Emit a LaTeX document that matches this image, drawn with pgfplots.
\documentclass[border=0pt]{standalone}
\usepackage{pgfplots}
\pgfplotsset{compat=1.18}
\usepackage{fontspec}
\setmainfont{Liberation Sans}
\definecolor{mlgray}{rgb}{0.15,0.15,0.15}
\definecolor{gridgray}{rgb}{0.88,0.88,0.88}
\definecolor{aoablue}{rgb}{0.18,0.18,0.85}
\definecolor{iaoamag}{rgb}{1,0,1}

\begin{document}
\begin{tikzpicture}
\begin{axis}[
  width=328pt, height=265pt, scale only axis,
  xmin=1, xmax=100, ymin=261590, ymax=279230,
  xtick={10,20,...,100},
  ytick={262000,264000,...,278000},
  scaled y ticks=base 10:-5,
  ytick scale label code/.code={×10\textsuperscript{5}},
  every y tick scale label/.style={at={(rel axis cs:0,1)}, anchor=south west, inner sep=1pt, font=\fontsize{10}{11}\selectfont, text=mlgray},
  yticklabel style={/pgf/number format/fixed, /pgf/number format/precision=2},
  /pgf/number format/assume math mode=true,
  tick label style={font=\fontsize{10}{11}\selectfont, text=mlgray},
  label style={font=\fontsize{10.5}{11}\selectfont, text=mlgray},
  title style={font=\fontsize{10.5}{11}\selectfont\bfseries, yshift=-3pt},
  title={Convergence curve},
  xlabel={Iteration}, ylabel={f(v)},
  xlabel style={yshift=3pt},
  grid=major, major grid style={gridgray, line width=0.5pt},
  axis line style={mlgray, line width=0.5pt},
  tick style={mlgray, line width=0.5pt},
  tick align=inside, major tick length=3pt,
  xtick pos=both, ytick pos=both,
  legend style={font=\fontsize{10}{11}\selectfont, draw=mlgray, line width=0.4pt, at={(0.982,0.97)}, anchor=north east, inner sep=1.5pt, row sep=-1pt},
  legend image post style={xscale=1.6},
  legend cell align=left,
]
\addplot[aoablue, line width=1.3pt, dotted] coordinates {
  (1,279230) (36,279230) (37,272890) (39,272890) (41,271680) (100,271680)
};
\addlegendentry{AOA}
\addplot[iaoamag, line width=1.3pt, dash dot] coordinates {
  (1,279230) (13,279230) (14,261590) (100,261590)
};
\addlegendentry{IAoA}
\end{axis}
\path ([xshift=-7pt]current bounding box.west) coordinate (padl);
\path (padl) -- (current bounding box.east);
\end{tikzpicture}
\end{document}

■ CHALLENGE ■
Transcribe the material above word for word.

■ ANSWER FOR THIS EXERCISE ■
Emit a LaTeX document that matches this image, drawn with pgfplots.
\documentclass[border=0pt]{standalone}
\usepackage{pgfplots}
\pgfplotsset{compat=1.18}
\usepackage{fontspec}
\setmainfont{Liberation Sans}
\definecolor{mlgray}{rgb}{0.15,0.15,0.15}
\definecolor{gridgray}{rgb}{0.88,0.88,0.88}
\definecolor{aoablue}{rgb}{0.18,0.18,0.85}
\definecolor{iaoamag}{rgb}{1,0,1}

\begin{document}
\begin{tikzpicture}
\begin{axis}[
  width=328pt, height=265pt, scale only axis,
  xmin=1, xmax=100, ymin=261590, ymax=279230,
  xtick={10,20,...,100},
  ytick={262000,264000,...,278000},
  scaled y ticks=base 10:-5,
  ytick scale label code/.code={×10\textsuperscript{5}},
  every y tick scale label/.style={at={(rel axis cs:0,1)}, anchor=south west, inner sep=1pt, font=\fontsize{10}{11}\selectfont, text=mlgray},
  yticklabel style={/pgf/number format/fixed, /pgf/number format/precision=2},
  /pgf/number format/assume math mode=true,
  tick label style={font=\fontsize{10}{11}\selectfont, text=mlgray},
  label style={font=\fontsize{10.5}{11}\selectfont, text=mlgray},
  title style={font=\fontsize{10.5}{11}\selectfont\bfseries, yshift=-3pt},
  title={Convergence curve},
  xlabel={Iteration}, ylabel={f(v)},
  xlabel style={yshift=3pt},
  grid=major, major grid style={gridgray, line width=0.5pt},
  axis line style={mlgray, line width=0.5pt},
  tick style={mlgray, line width=0.5pt},
  tick align=inside, major tick length=3pt,
  xtick pos=both, ytick pos=both,
  legend style={font=\fontsize{10}{11}\selectfont, draw=mlgray, line width=0.4pt, at={(0.982,0.97)}, anchor=north east, inner sep=1.5pt, row sep=-1pt},
  legend image post style={xscale=1.6},
  legend cell align=left,
]
\addplot[aoablue, line width=1.3pt, dotted] coordinates {
  (1,279230) (36,279230) (37,272890) (39,272890) (41,271680) (100,271680)
};
\addlegendentry{AOA}
\addplot[iaoamag, line width=1.3pt, dash dot] coordinates {
  (1,279230) (13,279230) (14,261590) (100,261590)
};
\addlegendentry{IAoA}
\end{axis}
\path ([xshift=-7pt]current bounding box.west) coordinate (padl);
\path (padl) -- (current bounding box.east);
\end{tikzpicture}
\end{document}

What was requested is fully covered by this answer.